TALENT ATTRACTION AND LONG-TERM GOALS

Talent retention continues to be a top priority for groups across the state — whether it’s investing in early education, skilled trades or “economic gardening” through the Michigan Economic Development Corp. 

The Grand Rapids Chamber has been active in pushing new third-grade reading standards.

“We believe that’s a critical step to improving Michigan’s education system by addressing that literacy problem,” Johnston said.

He also supports Snyder’s budget proposal that includes an additional $10 million in funding for a skilled trades training fund.

“West Michigan has done a great job of utilizing that through our Michigan Works! program here,” he said.

Tony Stamas, vice president of government relations for the Small Business Association of Michigan, said it’s been “a challenging couple of years” for the MEDC in the state’s budget. Last year, the agency experienced a 27-percent cut in its overall budget, which prompted it to shed 65 employees. Snyder has called for a total of $115.5 million for “business attraction and community revitalization efforts.”

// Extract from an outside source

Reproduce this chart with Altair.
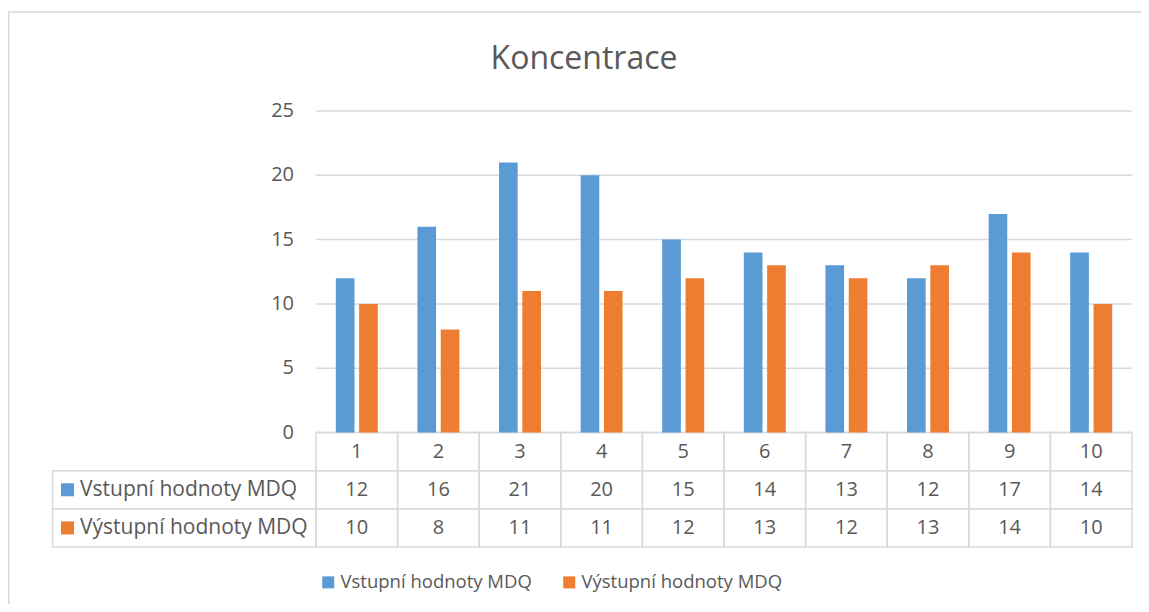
import altair as alt
import pandas as pd

# ---- data ----
categories = ["1", "2", "3", "4", "5", "6", "7", "8", "9", "10"]
series = ["Vstupní hodnoty MDQ", "Výstupní hodnoty MDQ"]
vstup = [12, 16, 21, 20, 15, 14, 13, 12, 17, 14]
vystup = [10, 8, 11, 11, 12, 13, 12, 13, 14, 10]
y_ticks = [0, 5, 10, 15, 20, 25]
title_text = ["Koncentrace"]

colors = ["#5B9BD5", "#ED7D31"]
txt = "#595959"
grid = "#D9D9D9"
FONT = "Open Sans"

HDR = "hdr"
rows = [HDR] + series

W, H = 1133, 496

bar_df = pd.DataFrame(
    [{"cat": c, "series": series[0], "value": v} for c, v in zip(categories, vstup)]
    + [{"cat": c, "series": series[1], "value": v} for c, v in zip(categories, vystup)]
)
tick_df = pd.DataFrame({"tick": y_ticks})

cell_df = pd.DataFrame(
    [{"cat": c, "row": HDR, "label": c} for c in categories]
    + [{"cat": c, "row": series[0], "label": str(v)} for c, v in zip(categories, vstup)]
    + [{"cat": c, "row": series[1], "label": str(v)} for c, v in zip(categories, vystup)]
)
rowlab_df = pd.DataFrame({"row": series, "series": series})
title_df = pd.DataFrame({"t": title_text})

x_scale = alt.Scale(domain=categories, range=[308, 1124], paddingInner=0, paddingOuter=0)
y_val_scale = alt.Scale(domain=[0, 25], range=[324.5, 3], nice=False, zero=True)
row_scale = alt.Scale(type="band", domain=rows, range=[324.5, 439], paddingInner=0, paddingOuter=0)
color_scale = alt.Scale(domain=series, range=colors)

X = alt.X("cat:N", scale=x_scale, axis=None, sort=categories)

gridlines = alt.Chart(tick_df).mark_rule(color=grid, strokeWidth=1.5).encode(
    y=alt.Y("tick:Q", scale=y_val_scale, axis=None),
    x=alt.value(308),
    x2=alt.value(1124),
)

ylabels = alt.Chart(tick_df).mark_text(
    align="right", baseline="middle", font=FONT, fontSize=20, color=txt
).encode(
    y=alt.Y("tick:Q", scale=y_val_scale, axis=None),
    x=alt.value(286),
    text=alt.Text("tick:Q"),
)

bars = alt.Chart(bar_df).mark_bar().encode(
    x=X,
    xOffset=alt.XOffset("series:N", sort=series,
                        scale=alt.Scale(domain=series, paddingInner=0.2, paddingOuter=0.85)),
    y=alt.Y("value:Q", scale=y_val_scale, axis=None),
    color=alt.Color(
        "series:N",
        scale=color_scale,
        sort=series,
        legend=alt.Legend(
            title=None,
            orient="none",
            direction="horizontal",
            legendX=311,
            legendY=465,
            symbolType="square",
            symbolSize=144,
            symbolStrokeWidth=0,
            symbolOpacity=1,
            labelFont=FONT,
            labelFontSize=18.5,
            labelColor=txt,
            labelOffset=3,
            columnPadding=28,
            labelLimit=400,
        ),
    ),
)

cells = alt.Chart(cell_df).mark_rect(fill="white", fillOpacity=0, stroke=grid, strokeWidth=1.5).encode(
    x=X,
    y=alt.Y("row:N", scale=row_scale, axis=None),
)
label_cells = alt.Chart(rowlab_df).mark_rect(fill="white", fillOpacity=0, stroke=grid, strokeWidth=1.5).encode(
    x=alt.value(44.5),
    x2=alt.value(308),
    y=alt.Y("row:N", scale=row_scale, axis=None),
)
cell_text = alt.Chart(cell_df).mark_text(
    align="center", baseline="middle", font=FONT, fontSize=20, color=txt
).encode(
    x=X,
    y=alt.Y("row:N", scale=row_scale, axis=None),
    text="label:N",
)
row_squares = alt.Chart(rowlab_df).mark_point(shape="square", filled=True, size=169, opacity=1, strokeWidth=0).encode(
    x=alt.value(59.5),
    y=alt.Y("row:N", scale=row_scale, axis=None),
    color=alt.Color("series:N", scale=color_scale, legend=None),
)
row_text = alt.Chart(rowlab_df).mark_text(
    align="left", baseline="middle", font=FONT, fontSize=21, color=txt
).encode(
    x=alt.value(72),
    y=alt.Y("row:N", scale=row_scale, axis=None),
    text="row:N",
)

title = alt.Chart(title_df).mark_text(
    align="center", baseline="alphabetic", font=FONT, fontSize=32, color=txt
).encode(
    x=alt.value(576),
    y=alt.value(-39),
    text="t:N",
)

border_top = alt.Chart(alt.Data(values=[{}])).mark_rule(color=grid, strokeWidth=1.5).encode(
    x=alt.value(0), x2=alt.value(W), y=alt.value(-96)
)
border_left = alt.Chart(alt.Data(values=[{}])).mark_rule(color=grid, strokeWidth=1.5).encode(
    x=alt.value(0.75), y=alt.value(-96), y2=alt.value(H)
)

chart = alt.layer(
    border_top, border_left, title, gridlines, ylabels, cells, label_cells, bars,
    cell_text, row_squares, row_text
).resolve_scale(
    y="independent"
).properties(
    width=W,
    height=H,
    background="white",
    autosize=alt.AutoSizeParams(type="none"),
    padding={"left": 0, "top": 100, "right": 0, "bottom": 0},
).configure_view(stroke=None)

chart.save("out.html", embed_options={"renderer": "svg", "actions": False})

“The long-term reality is that we need to grow small businesses in the state — that’s really our opportunity to grow and expand,” Stamas said. “We want to make sure that’s represented in the budget.”

A longer-term view is also the approach Detroit-based Business Leaders for Michigan takes with its policy goals.

Doug Rothwell, BLM’s president and CEO, said the organization’s top four goals for 2016 center on transforming the auto industry to become more mobility oriented; continuing to stabilize the state’s finances; strengthening economic development programs; and retaining talent in Michigan by “keeping college affordable.”

“We have a slightly different focus,” Rothwell said compared to other business groups whose goals “require immediate attention. We try to focus on issues that will have a five- to 10-year impact in getting Michigan to be a top 10 state.”

Rothwell said Snyder’s budget proposal “largely aligns” with BLM’s priorities, particularly the 4.3-percent boost in public university funding, infrastructure investment and working to pay down unfunded liabilities.

Given the circumstances this legislative session — solving Flint’s water crisis and preventing Detroit Public Schools from crumbling, all during an election year for House lawmakers — Rothwell said it may take a more measured approach for seeing policy victories.

“When you have a couple big issues like Flint and DPS in an election year and you still have to pass a budget on time, those are all very time-consuming issues. We deliberately set an agenda this year that wouldn’t require as much action in the Legislature,” Rothwell said. “You do need to be mindful of the expectations you have when you’re up against all those other issues.”